_Challenge_
Copy exactly, and only, the lines starting at the line with "Convert this chart" and ending at the line with "const Y_UNIT = 'mV';". Leave every picture out of the copy.

───── Given data

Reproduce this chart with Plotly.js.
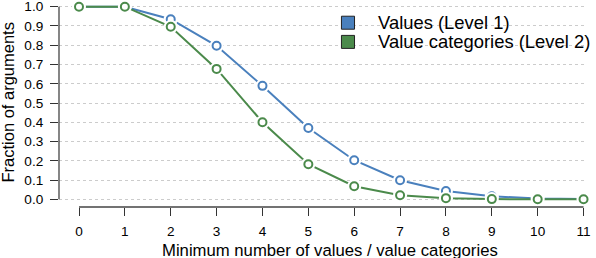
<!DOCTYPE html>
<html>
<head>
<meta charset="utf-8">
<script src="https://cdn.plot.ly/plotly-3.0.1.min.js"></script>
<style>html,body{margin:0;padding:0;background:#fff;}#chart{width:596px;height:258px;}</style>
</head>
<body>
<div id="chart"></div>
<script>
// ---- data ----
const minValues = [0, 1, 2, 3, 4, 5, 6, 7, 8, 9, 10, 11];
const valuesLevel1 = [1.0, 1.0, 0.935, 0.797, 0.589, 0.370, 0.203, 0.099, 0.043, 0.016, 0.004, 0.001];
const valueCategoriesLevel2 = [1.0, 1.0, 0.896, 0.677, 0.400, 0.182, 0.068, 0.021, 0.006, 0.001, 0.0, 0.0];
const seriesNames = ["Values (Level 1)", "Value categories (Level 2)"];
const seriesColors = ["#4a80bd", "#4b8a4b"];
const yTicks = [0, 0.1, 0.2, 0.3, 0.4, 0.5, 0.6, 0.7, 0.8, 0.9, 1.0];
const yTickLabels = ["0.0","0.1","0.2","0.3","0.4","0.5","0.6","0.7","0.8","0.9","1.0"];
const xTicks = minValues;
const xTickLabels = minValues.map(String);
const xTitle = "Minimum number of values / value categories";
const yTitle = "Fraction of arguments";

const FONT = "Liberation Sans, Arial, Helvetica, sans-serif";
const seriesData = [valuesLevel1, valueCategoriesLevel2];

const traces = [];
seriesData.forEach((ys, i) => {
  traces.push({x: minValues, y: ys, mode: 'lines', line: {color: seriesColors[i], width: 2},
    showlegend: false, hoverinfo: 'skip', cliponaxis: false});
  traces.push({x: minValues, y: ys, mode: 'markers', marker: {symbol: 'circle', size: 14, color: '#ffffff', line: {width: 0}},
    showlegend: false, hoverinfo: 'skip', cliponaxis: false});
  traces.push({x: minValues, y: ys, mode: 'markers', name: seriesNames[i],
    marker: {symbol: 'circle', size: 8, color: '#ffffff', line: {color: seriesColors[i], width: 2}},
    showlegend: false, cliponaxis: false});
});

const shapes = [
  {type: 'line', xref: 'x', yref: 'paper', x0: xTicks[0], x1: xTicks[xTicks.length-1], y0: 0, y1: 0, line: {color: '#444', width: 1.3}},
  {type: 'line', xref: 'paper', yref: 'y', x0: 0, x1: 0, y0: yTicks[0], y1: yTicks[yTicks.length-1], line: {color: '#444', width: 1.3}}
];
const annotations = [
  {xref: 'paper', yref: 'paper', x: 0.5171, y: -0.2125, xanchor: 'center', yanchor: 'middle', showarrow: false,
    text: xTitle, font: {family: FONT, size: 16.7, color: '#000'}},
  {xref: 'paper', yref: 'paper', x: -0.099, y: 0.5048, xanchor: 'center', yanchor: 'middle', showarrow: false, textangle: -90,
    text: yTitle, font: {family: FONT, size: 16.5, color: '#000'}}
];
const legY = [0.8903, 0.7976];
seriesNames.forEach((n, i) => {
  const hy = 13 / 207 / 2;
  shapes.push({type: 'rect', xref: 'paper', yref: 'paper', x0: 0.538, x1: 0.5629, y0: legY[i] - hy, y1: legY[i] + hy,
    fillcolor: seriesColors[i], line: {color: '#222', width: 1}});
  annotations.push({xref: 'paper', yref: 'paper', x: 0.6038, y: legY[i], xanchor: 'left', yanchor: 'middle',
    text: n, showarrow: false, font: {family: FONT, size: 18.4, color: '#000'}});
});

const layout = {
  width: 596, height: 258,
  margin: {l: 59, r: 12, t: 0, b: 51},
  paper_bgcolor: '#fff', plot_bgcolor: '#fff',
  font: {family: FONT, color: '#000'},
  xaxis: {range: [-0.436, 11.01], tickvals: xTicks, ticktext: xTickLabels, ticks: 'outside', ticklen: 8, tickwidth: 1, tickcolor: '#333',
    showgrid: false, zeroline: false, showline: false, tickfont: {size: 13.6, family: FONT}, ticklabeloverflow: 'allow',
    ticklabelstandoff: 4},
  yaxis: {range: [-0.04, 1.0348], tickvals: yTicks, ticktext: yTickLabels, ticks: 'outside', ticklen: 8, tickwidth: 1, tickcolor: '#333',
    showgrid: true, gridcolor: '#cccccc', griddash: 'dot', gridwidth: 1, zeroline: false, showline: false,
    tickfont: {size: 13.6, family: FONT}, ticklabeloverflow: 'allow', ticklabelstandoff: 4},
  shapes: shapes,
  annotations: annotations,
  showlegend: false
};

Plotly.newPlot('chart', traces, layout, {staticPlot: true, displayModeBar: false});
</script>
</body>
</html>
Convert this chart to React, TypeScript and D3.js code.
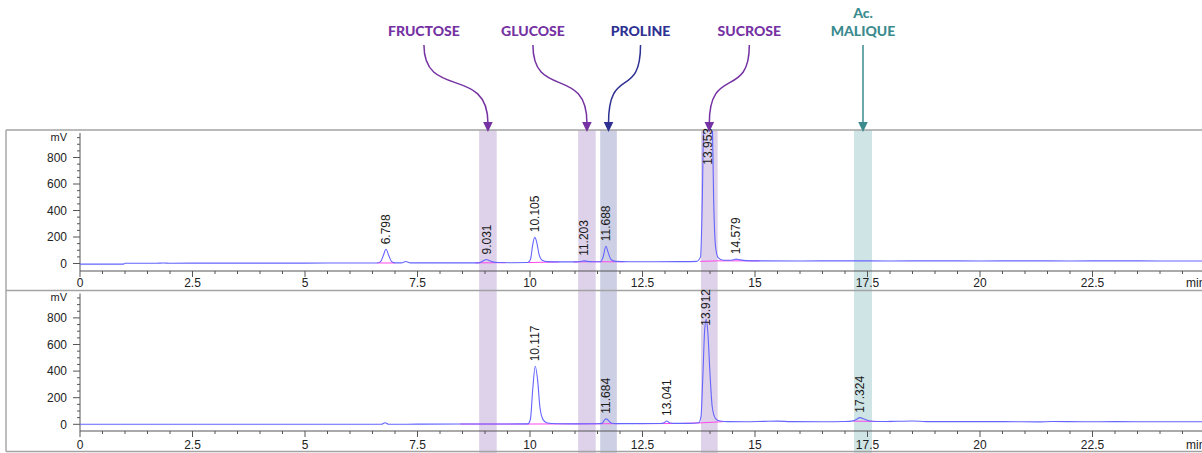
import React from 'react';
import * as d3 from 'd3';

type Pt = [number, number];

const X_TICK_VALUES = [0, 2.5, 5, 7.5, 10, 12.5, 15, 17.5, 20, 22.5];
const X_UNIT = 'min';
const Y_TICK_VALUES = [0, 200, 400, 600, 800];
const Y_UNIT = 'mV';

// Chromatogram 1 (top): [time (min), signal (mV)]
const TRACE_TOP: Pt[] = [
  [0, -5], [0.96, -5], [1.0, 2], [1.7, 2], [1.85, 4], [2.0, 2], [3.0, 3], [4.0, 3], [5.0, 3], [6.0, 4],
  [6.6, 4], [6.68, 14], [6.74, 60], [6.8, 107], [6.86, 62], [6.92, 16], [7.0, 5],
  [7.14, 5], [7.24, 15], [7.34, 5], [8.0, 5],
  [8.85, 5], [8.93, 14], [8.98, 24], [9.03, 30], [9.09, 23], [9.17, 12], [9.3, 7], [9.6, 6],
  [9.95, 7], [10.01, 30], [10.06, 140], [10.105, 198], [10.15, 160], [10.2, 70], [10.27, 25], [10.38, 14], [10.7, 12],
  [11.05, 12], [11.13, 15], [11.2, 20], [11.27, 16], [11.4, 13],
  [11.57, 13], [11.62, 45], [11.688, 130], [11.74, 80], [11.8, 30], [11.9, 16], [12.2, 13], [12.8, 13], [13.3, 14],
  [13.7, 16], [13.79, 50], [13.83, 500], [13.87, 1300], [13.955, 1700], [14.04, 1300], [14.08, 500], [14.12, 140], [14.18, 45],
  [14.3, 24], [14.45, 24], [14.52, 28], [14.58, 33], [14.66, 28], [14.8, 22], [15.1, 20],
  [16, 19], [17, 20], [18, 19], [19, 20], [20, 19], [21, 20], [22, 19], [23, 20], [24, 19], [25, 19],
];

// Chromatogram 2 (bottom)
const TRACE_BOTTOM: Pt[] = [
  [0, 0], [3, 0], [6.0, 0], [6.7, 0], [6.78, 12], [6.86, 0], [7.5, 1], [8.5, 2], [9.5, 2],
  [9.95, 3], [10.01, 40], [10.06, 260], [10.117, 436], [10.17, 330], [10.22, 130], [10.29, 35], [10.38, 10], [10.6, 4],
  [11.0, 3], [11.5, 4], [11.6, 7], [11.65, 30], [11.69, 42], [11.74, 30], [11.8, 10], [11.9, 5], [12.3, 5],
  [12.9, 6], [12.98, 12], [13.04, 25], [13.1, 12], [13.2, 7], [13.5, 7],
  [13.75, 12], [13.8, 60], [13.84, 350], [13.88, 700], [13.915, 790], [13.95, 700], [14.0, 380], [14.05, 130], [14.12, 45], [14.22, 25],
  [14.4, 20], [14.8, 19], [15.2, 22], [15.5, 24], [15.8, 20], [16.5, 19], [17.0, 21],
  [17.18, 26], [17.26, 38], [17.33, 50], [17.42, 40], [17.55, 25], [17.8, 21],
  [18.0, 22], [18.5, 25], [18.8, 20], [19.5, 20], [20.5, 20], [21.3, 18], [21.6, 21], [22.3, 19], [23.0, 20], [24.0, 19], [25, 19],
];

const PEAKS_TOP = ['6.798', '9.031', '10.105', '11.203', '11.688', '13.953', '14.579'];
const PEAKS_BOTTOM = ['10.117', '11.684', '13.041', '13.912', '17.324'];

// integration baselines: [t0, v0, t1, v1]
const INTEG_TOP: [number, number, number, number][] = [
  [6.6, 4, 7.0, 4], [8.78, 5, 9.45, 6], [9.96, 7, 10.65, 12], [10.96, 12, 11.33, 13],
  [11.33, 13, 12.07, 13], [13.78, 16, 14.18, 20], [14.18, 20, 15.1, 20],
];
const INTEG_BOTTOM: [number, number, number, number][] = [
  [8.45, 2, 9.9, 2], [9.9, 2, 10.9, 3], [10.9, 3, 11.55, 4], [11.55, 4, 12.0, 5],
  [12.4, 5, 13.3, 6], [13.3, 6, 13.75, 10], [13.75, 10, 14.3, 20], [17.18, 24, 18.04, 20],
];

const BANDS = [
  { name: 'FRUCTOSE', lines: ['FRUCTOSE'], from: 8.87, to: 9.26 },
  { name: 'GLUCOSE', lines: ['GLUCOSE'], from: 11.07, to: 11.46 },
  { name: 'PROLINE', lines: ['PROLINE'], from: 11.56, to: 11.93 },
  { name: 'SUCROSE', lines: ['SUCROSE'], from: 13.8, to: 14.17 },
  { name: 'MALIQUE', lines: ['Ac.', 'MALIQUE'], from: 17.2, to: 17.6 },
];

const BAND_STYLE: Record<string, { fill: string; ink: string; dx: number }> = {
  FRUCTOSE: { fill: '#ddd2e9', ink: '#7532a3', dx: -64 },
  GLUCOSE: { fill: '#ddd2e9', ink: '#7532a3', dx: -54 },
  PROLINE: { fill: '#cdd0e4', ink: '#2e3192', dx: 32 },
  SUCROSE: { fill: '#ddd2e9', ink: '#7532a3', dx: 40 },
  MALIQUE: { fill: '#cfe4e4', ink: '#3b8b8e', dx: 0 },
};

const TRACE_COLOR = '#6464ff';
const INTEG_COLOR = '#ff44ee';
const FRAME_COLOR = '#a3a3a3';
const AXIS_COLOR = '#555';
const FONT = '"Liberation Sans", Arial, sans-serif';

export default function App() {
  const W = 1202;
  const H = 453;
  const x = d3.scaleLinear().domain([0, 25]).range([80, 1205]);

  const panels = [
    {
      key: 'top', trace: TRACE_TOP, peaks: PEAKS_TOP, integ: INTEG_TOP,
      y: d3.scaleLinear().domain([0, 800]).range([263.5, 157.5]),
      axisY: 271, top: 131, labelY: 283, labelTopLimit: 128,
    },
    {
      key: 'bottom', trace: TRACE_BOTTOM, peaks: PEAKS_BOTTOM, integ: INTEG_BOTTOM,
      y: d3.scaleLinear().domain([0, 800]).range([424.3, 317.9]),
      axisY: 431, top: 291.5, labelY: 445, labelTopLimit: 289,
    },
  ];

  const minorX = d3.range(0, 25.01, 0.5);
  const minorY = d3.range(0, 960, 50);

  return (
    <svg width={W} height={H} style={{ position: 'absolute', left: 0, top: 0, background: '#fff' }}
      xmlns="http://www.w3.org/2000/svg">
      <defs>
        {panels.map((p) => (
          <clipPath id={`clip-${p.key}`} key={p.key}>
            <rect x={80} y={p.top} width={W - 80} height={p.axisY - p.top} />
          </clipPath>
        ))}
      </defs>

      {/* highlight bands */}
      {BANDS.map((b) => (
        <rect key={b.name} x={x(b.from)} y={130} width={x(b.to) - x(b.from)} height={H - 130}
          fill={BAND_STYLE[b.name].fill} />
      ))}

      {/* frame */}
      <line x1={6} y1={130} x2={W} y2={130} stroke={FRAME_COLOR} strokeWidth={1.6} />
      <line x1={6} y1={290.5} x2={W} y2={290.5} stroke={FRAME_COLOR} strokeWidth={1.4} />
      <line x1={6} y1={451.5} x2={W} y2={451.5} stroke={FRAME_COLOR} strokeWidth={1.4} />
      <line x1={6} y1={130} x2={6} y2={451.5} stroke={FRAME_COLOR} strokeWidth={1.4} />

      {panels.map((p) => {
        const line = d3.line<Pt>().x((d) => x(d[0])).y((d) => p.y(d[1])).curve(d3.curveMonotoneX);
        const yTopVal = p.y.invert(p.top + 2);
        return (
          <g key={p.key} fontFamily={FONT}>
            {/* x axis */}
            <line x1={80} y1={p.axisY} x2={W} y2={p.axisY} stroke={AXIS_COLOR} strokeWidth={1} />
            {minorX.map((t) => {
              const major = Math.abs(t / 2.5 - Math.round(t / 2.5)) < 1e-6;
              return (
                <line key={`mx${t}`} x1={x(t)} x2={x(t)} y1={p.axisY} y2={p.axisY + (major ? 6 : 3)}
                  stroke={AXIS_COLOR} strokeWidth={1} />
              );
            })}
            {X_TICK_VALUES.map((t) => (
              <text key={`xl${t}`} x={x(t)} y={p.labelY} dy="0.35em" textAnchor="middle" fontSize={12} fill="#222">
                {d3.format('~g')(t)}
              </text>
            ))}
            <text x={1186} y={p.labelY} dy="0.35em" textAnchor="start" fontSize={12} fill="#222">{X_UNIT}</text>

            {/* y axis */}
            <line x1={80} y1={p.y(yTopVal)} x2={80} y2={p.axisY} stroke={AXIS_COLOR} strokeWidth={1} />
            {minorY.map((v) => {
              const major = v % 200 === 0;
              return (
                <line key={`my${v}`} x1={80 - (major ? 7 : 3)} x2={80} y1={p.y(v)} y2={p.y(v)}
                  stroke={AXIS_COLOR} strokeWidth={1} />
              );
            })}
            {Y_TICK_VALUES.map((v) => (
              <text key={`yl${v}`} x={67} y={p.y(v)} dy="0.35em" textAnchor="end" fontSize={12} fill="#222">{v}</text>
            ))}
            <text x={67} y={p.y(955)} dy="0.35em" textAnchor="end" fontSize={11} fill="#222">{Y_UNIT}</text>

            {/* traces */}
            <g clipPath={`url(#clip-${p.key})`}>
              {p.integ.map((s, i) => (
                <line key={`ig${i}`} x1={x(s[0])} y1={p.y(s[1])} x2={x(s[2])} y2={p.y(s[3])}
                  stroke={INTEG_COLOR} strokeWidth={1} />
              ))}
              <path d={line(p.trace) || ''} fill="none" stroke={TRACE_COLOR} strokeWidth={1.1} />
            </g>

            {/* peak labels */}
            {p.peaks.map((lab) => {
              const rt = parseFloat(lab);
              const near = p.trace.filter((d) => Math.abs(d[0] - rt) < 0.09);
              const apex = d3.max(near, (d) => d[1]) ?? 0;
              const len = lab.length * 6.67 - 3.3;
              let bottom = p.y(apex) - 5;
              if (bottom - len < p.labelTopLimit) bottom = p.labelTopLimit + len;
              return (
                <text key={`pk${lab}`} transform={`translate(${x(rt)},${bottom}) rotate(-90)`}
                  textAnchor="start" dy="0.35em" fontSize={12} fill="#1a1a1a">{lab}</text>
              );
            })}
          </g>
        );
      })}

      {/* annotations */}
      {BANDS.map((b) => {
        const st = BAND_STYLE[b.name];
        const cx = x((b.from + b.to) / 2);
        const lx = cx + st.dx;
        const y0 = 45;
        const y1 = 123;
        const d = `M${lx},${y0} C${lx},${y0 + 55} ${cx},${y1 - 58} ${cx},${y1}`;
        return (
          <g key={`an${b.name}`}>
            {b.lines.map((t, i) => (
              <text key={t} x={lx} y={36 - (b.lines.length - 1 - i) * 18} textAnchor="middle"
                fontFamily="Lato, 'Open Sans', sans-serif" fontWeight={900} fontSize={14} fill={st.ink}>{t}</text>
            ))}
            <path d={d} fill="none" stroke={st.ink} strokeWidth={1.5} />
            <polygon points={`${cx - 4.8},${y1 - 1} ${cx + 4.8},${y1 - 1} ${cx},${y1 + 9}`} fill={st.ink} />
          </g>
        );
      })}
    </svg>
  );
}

──────────

_Finished task_
Convert this chart to React, TypeScript and D3.js code.
import React from 'react';
import * as d3 from 'd3';

type Pt = [number, number];

const X_TICK_VALUES = [0, 2.5, 5, 7.5, 10, 12.5, 15, 17.5, 20, 22.5];
const X_UNIT = 'min';
const Y_TICK_VALUES = [0, 200, 400, 600, 800];
const Y_UNIT = 'mV';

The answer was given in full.